Installation view of ‘Garden of Scars’. Photographer: Mike Bink

Commissioned by the Oude Kerk, Mahama has been working on a new large-scale site-specific installation for the past two years. ‘Garden of Scars’ connects the history of the Oude Kerk with an international (historical) context. Scattered through the building are hundreds of sculptures. The sculptures are composed of casts he made from the tombstones in the Oude Kerk and the floors of Fort Elmina (1482) on the coast of Ghana, among others. The fractures, scratches and cracks in the sculptures depict a history of failure, repair, repair.

Walk through the centuries-old church building and discover the shared history of thousands of Amsterdam residents buried here over time and the colonial history of Mahama’s homeland Ghana. The 3000m2 floor area of the Oude Kerk is formed by tombstones. There are many life stories and memories associated with them that people identify with to this day. Mahama sees the gravestones in the Oude Kerk as a form of collective memory, and questions the social and political aspects of its formation.

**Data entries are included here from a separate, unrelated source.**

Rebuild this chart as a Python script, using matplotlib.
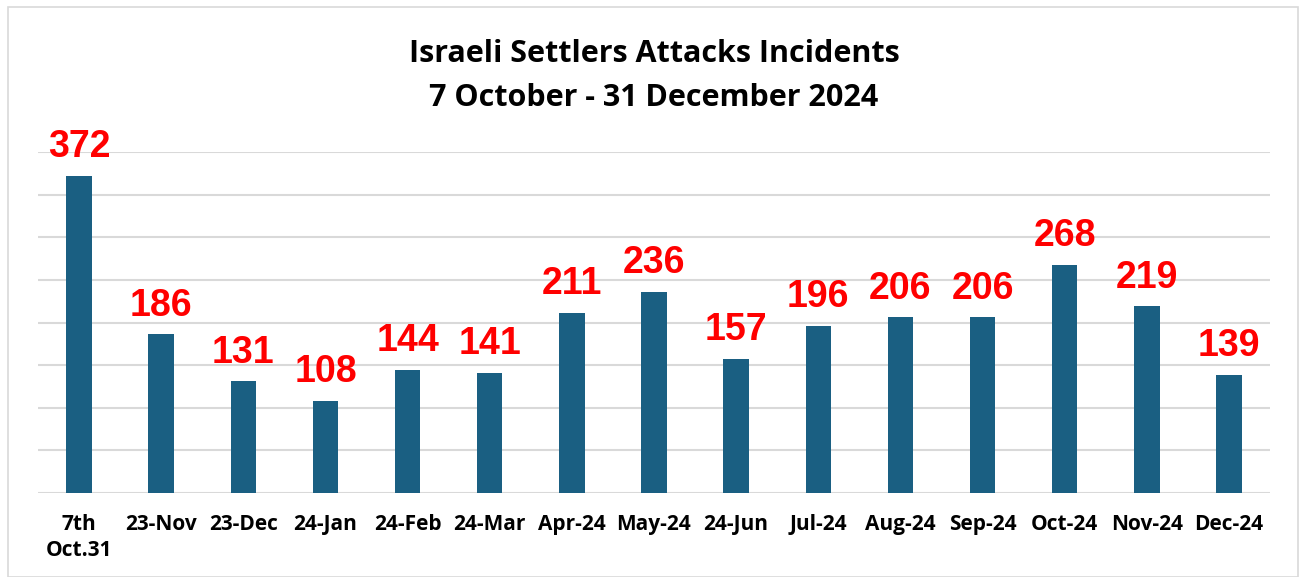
import matplotlib
matplotlib.use("Agg")
import matplotlib.pyplot as plt
from matplotlib.patches import Rectangle

categories = ["7th\nOct.31", "23-Nov", "23-Dec", "24-Jan", "24-Feb", "24-Mar", "Apr-24",
              "May-24", "24-Jun", "Jul-24", "Aug-24", "Sep-24", "Oct-24", "Nov-24", "Dec-24"]
values = [372, 186, 131, 108, 144, 141, 211, 236, 157, 196, 206, 206, 268, 219, 139]
title = "Israeli Settlers Attacks Incidents\n7 October - 31 December 2024"

W, H = 1299, 577
fig = plt.figure(figsize=(W / 100, H / 100), dpi=100)
fig.patch.set_facecolor("white")

# border
fig.add_artist(Rectangle((8 / W, 0), (1298 - 8) / W, (H - 7) / H, transform=fig.transFigure,
                         fill=False, edgecolor="#D9D9D9", linewidth=1.2))

ax = fig.add_axes([38 / W, 1 - 493 / H, (1270 - 38) / W, (493 - 152) / H])
x = list(range(len(values)))
bars = ax.bar(x, values, width=0.31, color="#1A5F82", zorder=3)
ax.set_xlim(-0.5, len(values) - 0.5)
ax.set_ylim(0, 400)
ax.set_yticks(range(0, 401, 50))
ax.yaxis.grid(True, color="#D9D9D9", linewidth=1.5, zorder=0)
ax.set_yticklabels([])
ax.tick_params(axis="y", length=0)
ax.tick_params(axis="x", length=0, pad=15)
for s in ax.spines.values():
    s.set_visible(False)
ax.set_xticks(x)
ax.set_xticklabels(categories, fontsize=15, fontweight="bold", family="Open Sans", linespacing=1.35)

for xi, v in zip(x, values):
    ax.annotate(str(v), (xi, v), xytext=(0, 13.5), textcoords="offset points",
                ha="center", va="baseline", color="#FF0000", fontsize=27,
                fontweight="bold", family="Liberation Sans", clip_on=False)

fig.text(654 / W, 1 - 76 / H, title, ha="center", va="center", fontsize=22,
         fontweight="bold", family="Open Sans", linespacing=1.65)

fig.savefig("out.png", dpi=100)
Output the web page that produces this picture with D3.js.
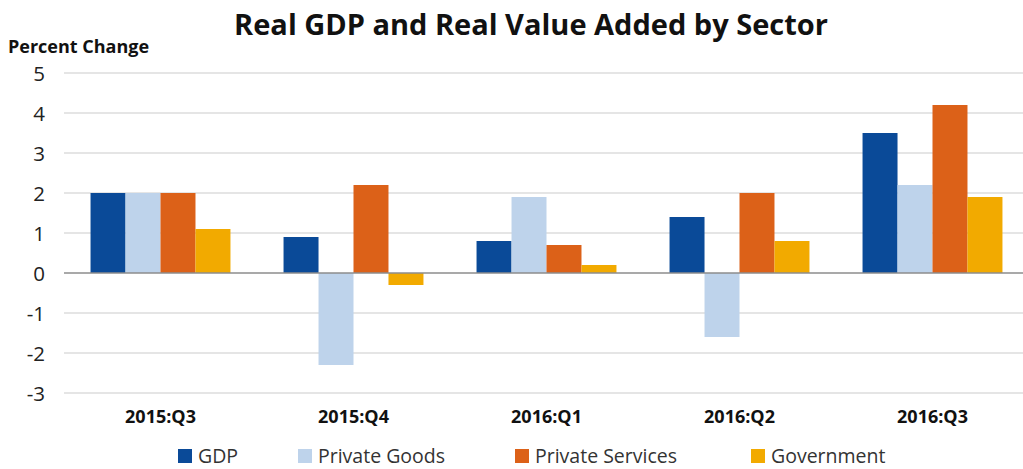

He links the family histories of the merchants, captains, mayors buried in the Old Church with the traces of the history of the ancient (Dutch) forts along the coast of Ghana where people suffered the (consequences of) colonial trade in Africa. Castles and forts were built from the 15th century on the West African coast by traders from Europe, including the Dutch. Fort Elmina, for instance, initially served the gold trade and later played an important role in the development of the Trans-Atlantic slave trade. Mahama aims to make this shared history visible. Global networks linked to both places and continuing into the present day are made palpable.

Mahama’s large-scale installations touch on important issues of our time such as the social and cultural consequences of global trade and migration. His work often uses existing materials, allowing him to make visible shared histories of places that are historically distant from each other. He calls himself a time traveller, showing different places and perspectives simultaneously. Mahama became known for his installations with burlap sacks, which for him symbolise the bad side of globalisation: they are made in Asia, used to export cocoa from Ghana, return to Ghana as a waste product.